Jim Compton (April 2, 1941 – March 17, 2014) was a member of the Seattle City Council, first elected in 1999. At his resignation in December 2005, he was chair of the Utilities & Technology Committee, vice chair of the Energy & Environmental Policy Committee, and a member of the Government Affairs & Labor Committee.

Born in Klamath Falls, Oregon, Compton earned his bachelor's degree in history at Reed College in 1964 and his master's degree at the Columbia University School of Journalism in 1969. He was a Fulbright Scholar.
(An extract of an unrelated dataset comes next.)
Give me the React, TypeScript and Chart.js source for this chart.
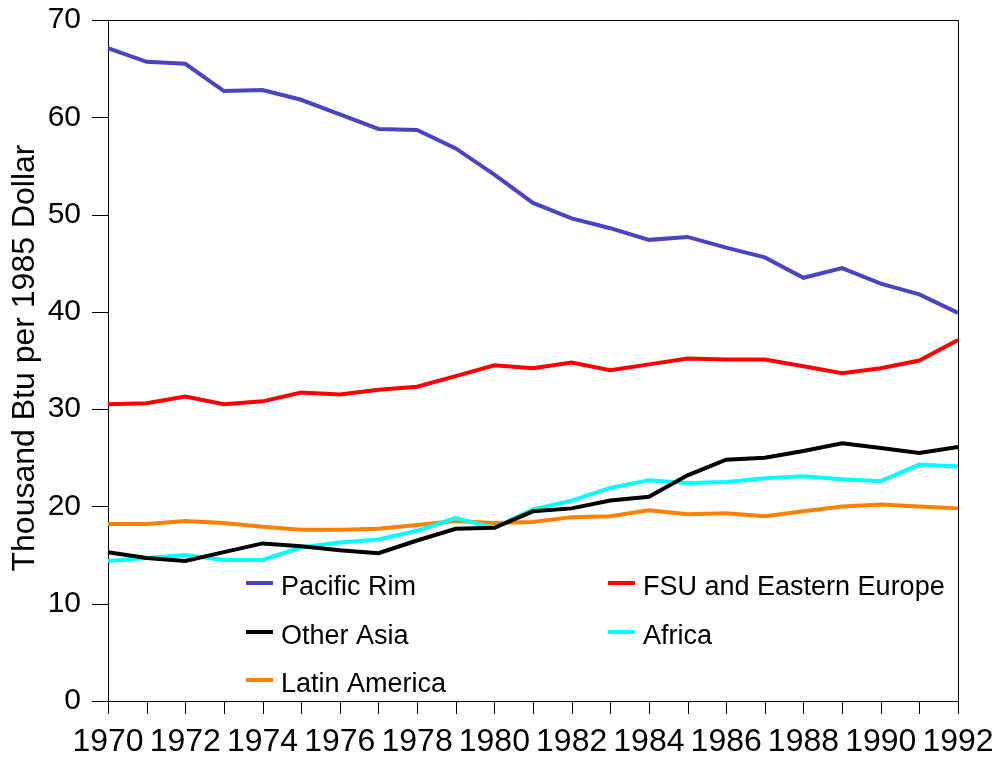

Before being elected to the Council, Compton was best known for his career in journalism, working for NBC News in Cairo and London from 1977 to 1984. He began working at Seattle's NBC affiliate KING-TV 5 in 1985. He produced The Compton Report, a top-rated weekly news program, during 10 of his 14 years at KING. He also served as a correspondent for The News Hour with Jim Lehrer.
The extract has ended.